Read Chief Vincent Mann's bio here:


Open & Closing Meditations by Dr. Murali Nair


Once again, Dr. Nair expertly led us through a breathwork activity to begin the day with a smile and move forward in a more grounded way. He also rounded up the conference with a reflection on the day's events and ways to bring about change through collaboration, and the importance of meditation. We appreciate how Dr. Nair wove his knowledge and work in environmental justice into his invitation to slow down and ground in connection and community as we moved through the day.


Read Dr. Murali Nair's bio here:


Student Posters


We want to congratulate and thank all of our student poster presenters for sharing their incredible work via video - you can view their work for a limited time at this link. Well done everyone, and congratulations once again for making waves in your schools and communities!


Supporting Survivors of Natural Disaster: Facilitating Posttraumatic Growth by Dr. Victoria Grinman

Dr. Grinman demonstrated her passion for understanding and teaching posttraumatic growth and its role in caring for people impacted by extreme weather and other disasters in this grounding session. Sharing learnings from the areas of collective trauma, optimism, goal setting, and self-efficacy, Dr. Grinman helped us understand how to apply a lens of posttraumatic growth to environmental justice work and what nurturing steps forward with clients might look like.


Read Dr. Victoria Grinman's bio here:


Disrupting the Problem-Focus in Social Work Research and Practice with Indigenous Communities by Dr. Ramona Beltran

Dr. Beltran presented powerful work demonstrating the critical importance of Indigenous framing of ecological justice and the role of story work in the process of healing from trauma.

She shared about using narrative (stories, poems) to disrupt ways that we create knowledge with communities, and presented moving examples of digital stories from communities she has worked with. Dr. Beltran highlighted the importance of relationship, representation, and culture and framing our work with families as within community and part of the collective of humanity.


Dr. Beltran shared this video of Indigenous stories of colonization and intergenerational trauma at the beginning of her presentation and encouraged for it to be shared widely.

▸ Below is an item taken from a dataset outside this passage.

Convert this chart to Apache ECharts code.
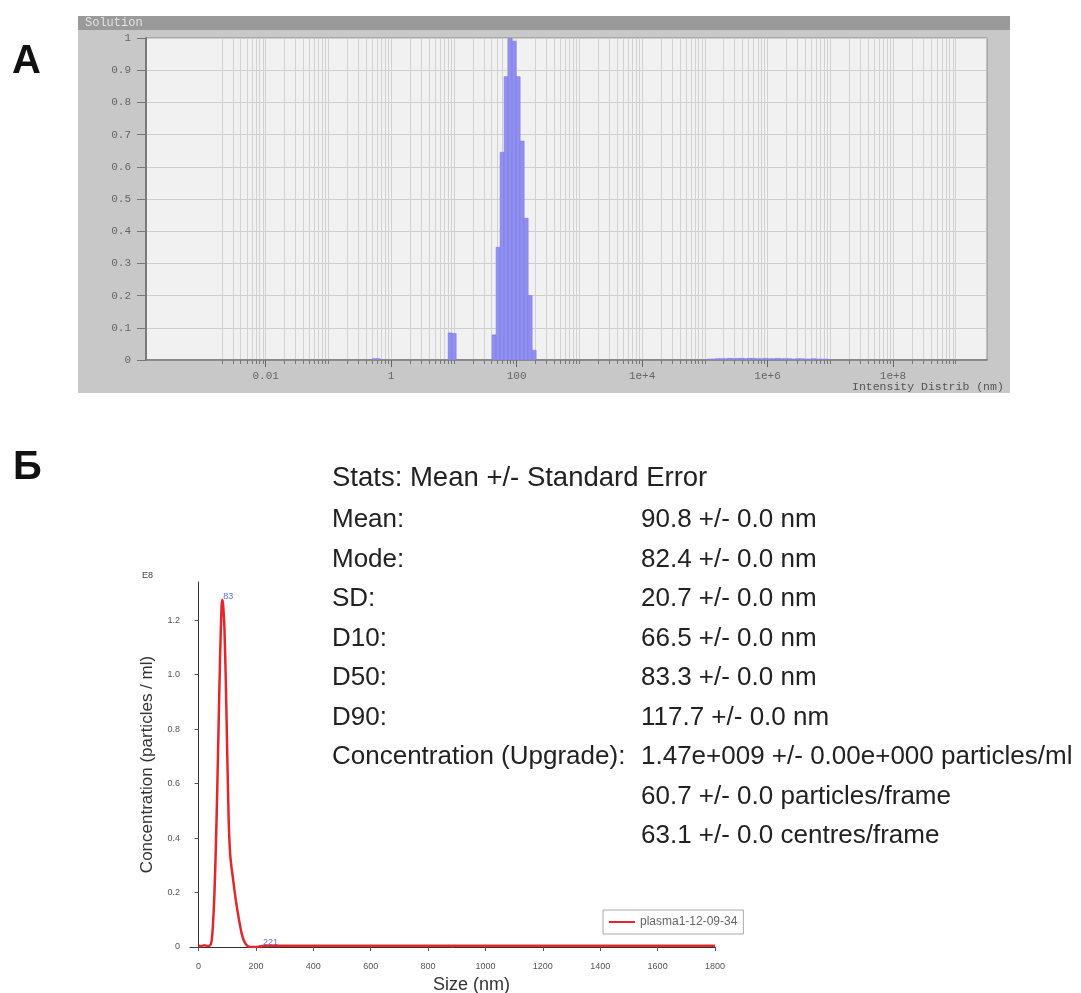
<!DOCTYPE html>
<html><head><meta charset="utf-8">
<script src="https://cdn.jsdelivr.net/npm/echarts@6/dist/echarts.min.js"></script>
<style>html,body{margin:0;padding:0;background:#fff;}#c{width:1081px;height:993px;}</style>
</head><body><div id="c"></div>
<script>
// ---------- Panel A: intensity distribution (bin centre size, nm ; intensity) ----------
const binSizes  = [0.5365, 0.6213, 8.721, 10.1, 43.82, 50.75, 58.77, 68.06, 78.82, 91.28, 105.7, 122.4, 141.8, 164.2, 190.1];
const binValues = [0.004, 0.004, 0.084, 0.082, 0.078, 0.35, 0.645, 0.88, 1.0, 0.99, 0.88, 0.68, 0.44, 0.2, 0.03];
const tailSizes  = [1.2e5, 1.39e5, 1.61e5, 1.86e5, 2.16e5, 2.5e5, 2.89e5, 3.35e5, 3.88e5, 4.49e5, 5.2e5, 6.02e5, 6.97e5, 8.07e5, 9.35e5,
                    1.08e6, 1.25e6, 1.45e6, 1.68e6, 1.95e6, 2.25e6, 2.61e6, 3.02e6, 3.5e6, 4.05e6, 4.69e6, 5.43e6, 6.29e6, 7.28e6, 8.43e6];
const tailValues = [0.003, 0.003, 0.004, 0.004, 0.004, 0.005, 0.004, 0.005, 0.005, 0.004, 0.005, 0.005, 0.004, 0.004, 0.005,
                    0.004, 0.004, 0.005, 0.004, 0.004, 0.004, 0.003, 0.004, 0.004, 0.003, 0.003, 0.004, 0.003, 0.003, 0.003];
const topTickValues = [0.01, 1, 100, 1e4, 1e6, 1e8];
const topTickLabels = ['0.01', '1', '100', '1e+4', '1e+6', '1e+8'];
const topYTicks = [0, 0.1, 0.2, 0.3, 0.4, 0.5, 0.6, 0.7, 0.8, 0.9, 1];
const topYLabels = ['0', '0.1', '0.2', '0.3', '0.4', '0.5', '0.6', '0.7', '0.8', '0.9', '1'];

// ---------- Panel B: NTA size distribution ----------
const sizeNm = [0, 10, 20, 30, 40, 45, 50, 55, 60, 65, 70, 75, 80, 83, 86, 90, 95, 100, 105, 110, 115, 120, 130, 140, 150, 160, 170, 180, 200, 221, 250,
                300, 400, 500, 600, 700, 800, 900, 1000, 1100, 1200, 1300, 1400, 1500, 1600, 1700, 1800];
const concentration = [0.005, 0.004, 0.006, 0.004, 0.006, 0.02, 0.08, 0.19, 0.36, 0.58, 0.83, 1.07, 1.25, 1.275, 1.25, 1.17, 0.97, 0.7, 0.46, 0.34, 0.29, 0.25, 0.17, 0.105, 0.05, 0.018, 0.004, 0.0, 0.0, 0.004, 0.005,
                0.005, 0.005, 0.005, 0.005, 0.005, 0.005, 0.005, 0.005, 0.005, 0.005, 0.005, 0.005, 0.005, 0.005, 0.005, 0.005];
const peakLabels = [[83, 1.275, '83'], [221, 0.004, '221']];
const bottomXTicks = [0, 200, 400, 600, 800, 1000, 1200, 1400, 1600, 1800];
const bottomYTicks = [0, 0.2, 0.4, 0.6, 0.8, 1.0, 1.2];
const seriesName = 'plasma1-12-09-34';
const statsTitle = 'Stats: Mean +/- Standard Error';
const statNames = ['Mean:', 'Mode:', 'SD:', 'D10:', 'D50:', 'D90:', 'Concentration (Upgrade):', '', ''];
const statVals  = ['90.8 +/- 0.0 nm', '82.4 +/- 0.0 nm', '20.7 +/- 0.0 nm', '66.5 +/- 0.0 nm', '83.3 +/- 0.0 nm', '117.7 +/- 0.0 nm',
                   '1.47e+009 +/- 0.00e+000 particles/ml', '60.7 +/- 0.0 particles/frame', '63.1 +/- 0.0 centres/frame'];

// grid lines of the log axis: 2..9 x 10^n
const logGrid = [];
for (let e = -3; e <= 9; e++) for (let k = 1; k <= 9; k++) {
  const v = +(k * Math.pow(10, e)).toPrecision(6);
  if (v >= 0.002 && v <= 1e9) logGrid.push(v);
}

const BIN_HALF = 1.0762;
function renderBin(params, api) {
  const c = api.value(0), v = api.value(1);
  const a = api.coord([c / BIN_HALF, v]);
  const b = api.coord([c * BIN_HALF, 0]);
  return { type: 'rect', shape: { x: a[0], y: a[1], width: Math.max(b[0] - a[0], 1), height: b[1] - a[1] },
           style: { fill: '#9090f2', stroke: '#7a7ae0', lineWidth: 0.6 } };
}

const mono = 'Liberation Mono';
const sans = 'Liberation Sans';
const rowFont = '26px ' + sans;

const graphics = [
  { type: 'rect', z: -10, shape: { x: 78, y: 16, width: 932, height: 377 }, style: { fill: '#c8c8c8' } },
  { type: 'rect', z: -9, shape: { x: 78, y: 16, width: 932, height: 14 }, style: { fill: '#9a9a9a' } },
  { type: 'text', z: -8, x: 85, y: 23, style: { text: 'Solution', fill: '#e2e2e2', font: '12px ' + mono, verticalAlign: 'middle' } },
  { type: 'text', x: 852, y: 387, style: { text: 'Intensity Distrib (nm)', fill: '#555', font: '11.5px ' + mono, verticalAlign: 'middle' } },
  { type: 'text', x: 12, y: 62, style: { text: 'А', fill: '#111', font: 'bold 40px ' + sans, verticalAlign: 'middle' } },
  { type: 'text', x: 13, y: 468, style: { text: 'Б', fill: '#111', font: 'bold 40px ' + sans, verticalAlign: 'middle' } },
  { type: 'text', x: 142, y: 576, style: { text: 'E8', fill: '#444', font: '9px ' + sans, verticalAlign: 'middle' } },
  { type: 'text', x: 433, y: 985, style: { text: 'Size (nm)', fill: '#333', font: '18px ' + sans, verticalAlign: 'middle' } },
  { type: 'text', x: 332, y: 478, style: { text: statsTitle, fill: '#222', font: '27.5px ' + sans, verticalAlign: 'middle' } }
];
statNames.forEach((n, i) => {
  const y = 520 + i * 39.5;
  if (n) graphics.push({ type: 'text', x: 332, y: y, style: { text: n, fill: '#222', font: rowFont, verticalAlign: 'middle' } });
  graphics.push({ type: 'text', x: 641, y: y, style: { text: statVals[i], fill: '#222', font: rowFont, verticalAlign: 'middle' } });
});

const chart = echarts.init(document.getElementById('c'), null, { renderer: 'canvas' });
chart.setOption({
  animation: false,
  backgroundColor: '#fff',
  graphic: graphics,
  legend: {
    data: [seriesName], left: 603, top: 910, icon: 'rect', itemWidth: 26, itemHeight: 2, itemGap: 6,
    backgroundColor: '#fff', borderColor: '#aaa', borderWidth: 1, borderRadius: 0, padding: [6, 6, 6, 6],
    textStyle: { fontSize: 12, color: '#666', fontFamily: sans }
  },
  grid: [
    { left: 146, top: 38, width: 841, height: 322, show: true, backgroundColor: '#f1f1f1', borderColor: '#8a8a8a', borderWidth: 1, containLabel: false },
    { left: 190, right: 366, top: 582, bottom: 46, show: false, containLabel: false }
  ],
  xAxis: [
    { type: 'log', gridIndex: 0, min: 1.236e-4, max: 3.15e9, logBase: 10,
      axisLine: { show: true, lineStyle: { color: '#777', width: 1.5 } },
      axisTick: { show: true, customValues: logGrid, length: 4, lineStyle: { color: '#777' } },
      axisLabel: { show: true, customValues: topTickValues, margin: 11, color: '#666', fontFamily: mono, fontSize: 11,
                   formatter: v => { const i = topTickValues.findIndex(t => Math.abs(Math.log10(t) - Math.log10(v)) < 1e-6); return i >= 0 ? topTickLabels[i] : ''; } },
      splitLine: { show: true, lineStyle: { color: '#d2d2d2', width: 1 } },
      minorTick: { show: false }, minorSplitLine: { show: false } },
    { type: 'log', gridIndex: 0, min: 1.236e-4, max: 3.15e9, logBase: 10, position: 'bottom',
      axisLine: { show: false },
      axisTick: { show: true, customValues: topTickValues, length: 7, lineStyle: { color: '#666' } },
      axisLabel: { show: false }, splitLine: { show: false } },
    { type: 'value', gridIndex: 1, min: -30, max: 1800,
      axisLine: { show: true, onZero: true, lineStyle: { color: '#333', width: 1 } },
      axisTick: { show: true, customValues: bottomXTicks, length: 4, lineStyle: { color: '#555' } },
      axisLabel: { customValues: bottomXTicks, color: '#555', fontSize: 9, fontFamily: sans, margin: 15,
                   formatter: v => String(v) },
      splitLine: { show: false } }
  ],
  yAxis: [
    { type: 'value', gridIndex: 0, min: 0, max: 1, interval: 0.1,
      axisLine: { show: true, lineStyle: { color: '#7a7a7a', width: 2 } },
      axisTick: { show: true, length: 9, lineStyle: { color: '#777' } },
      axisLabel: { color: '#666', fontFamily: mono, fontSize: 11, margin: 15,
                   formatter: v => { const i = topYTicks.findIndex(t => Math.abs(t - v) < 1e-6); return i >= 0 ? topYLabels[i] : ''; } },
      splitLine: { show: true, lineStyle: { color: '#cdcdcd' } } },
    { type: 'value', gridIndex: 1, min: 0, max: 1.34,
      axisLine: { show: true, onZero: true, lineStyle: { color: '#333', width: 1 } },
      axisTick: { show: true, customValues: bottomYTicks, length: 4, lineStyle: { color: '#555' } },
      axisLabel: { customValues: bottomYTicks, color: '#555', fontSize: 9, fontFamily: sans, margin: 10,
                   formatter: v => v === 0 ? '0' : v.toFixed(1) },
      splitLine: { show: false },
      name: 'Concentration (particles / ml)', nameLocation: 'middle', nameRotate: 90, nameGap: 34,
      nameTextStyle: { fontSize: 17, color: '#333', fontFamily: sans } }
  ],
  series: [
    { type: 'custom', name: 'bins', xAxisIndex: 0, yAxisIndex: 0, renderItem: renderBin, clip: true,
      encode: { x: 0, y: 1 }, data: binSizes.map((s, i) => [s, binValues[i]]) },
    { type: 'custom', name: 'tail', xAxisIndex: 0, yAxisIndex: 0, renderItem: renderBin, clip: true,
      encode: { x: 0, y: 1 }, data: tailSizes.map((s, i) => [s, tailValues[i]]) },
    { type: 'line', name: seriesName, xAxisIndex: 2, yAxisIndex: 1, smooth: 0.2, showSymbol: false, symbol: 'none',
      lineStyle: { color: '#e3262b', width: 2.5 }, itemStyle: { color: '#e3262b' },
      data: sizeNm.map((s, i) => [s, concentration[i]]) },
    { type: 'scatter', name: 'peaks', xAxisIndex: 2, yAxisIndex: 1, symbolSize: 0.1, silent: true,
      itemStyle: { color: 'rgba(0,0,0,0)' },
      label: { show: true, position: [1, -8], align: 'left', color: '#3344dd', fontSize: 9, fontFamily: sans,
               formatter: p => p.data[2] },
      data: peakLabels }
  ]
});
</script></body></html>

Read Dr. Ramona Beltran's bio here:


Panel Discussion with Dr. Lisa Reyes Mason, Jacqui Patterson, Dr. Tonya Hansel & Peter Gudaitis


What an incredible panel this was! Panelists spoke about their extensive experience serving communities impacted by disasters, and the main takeaway for us was that you certainly don't have to be a disaster social worker to advocate and support people and communities impacted by disasters. The systems and inequities experienced by communities we serve are all connected, and many of the challenges mentioned as core issues are not unique to disaster management.


Although there were so many incredibly important points discussed, we pulled out the following as key messages that our panelists imparted for social work students and practitioners, regardless of whether you work in formal disaster management or recovery:

  1. Important information is rarely distributed to impacted communities in effective ways, which means community members make uninformed decisions which can perpetuate more avoidable harm.

  2. Help communities document their needs and challenges to actualize their visions post-disaster. Promote radical imagination in communities as a step towards a radically different future.

  3. Support communities identifying their internal assets, resources, and threats to their vision of recovery. Storytelling and listening to these stories provide power to communities.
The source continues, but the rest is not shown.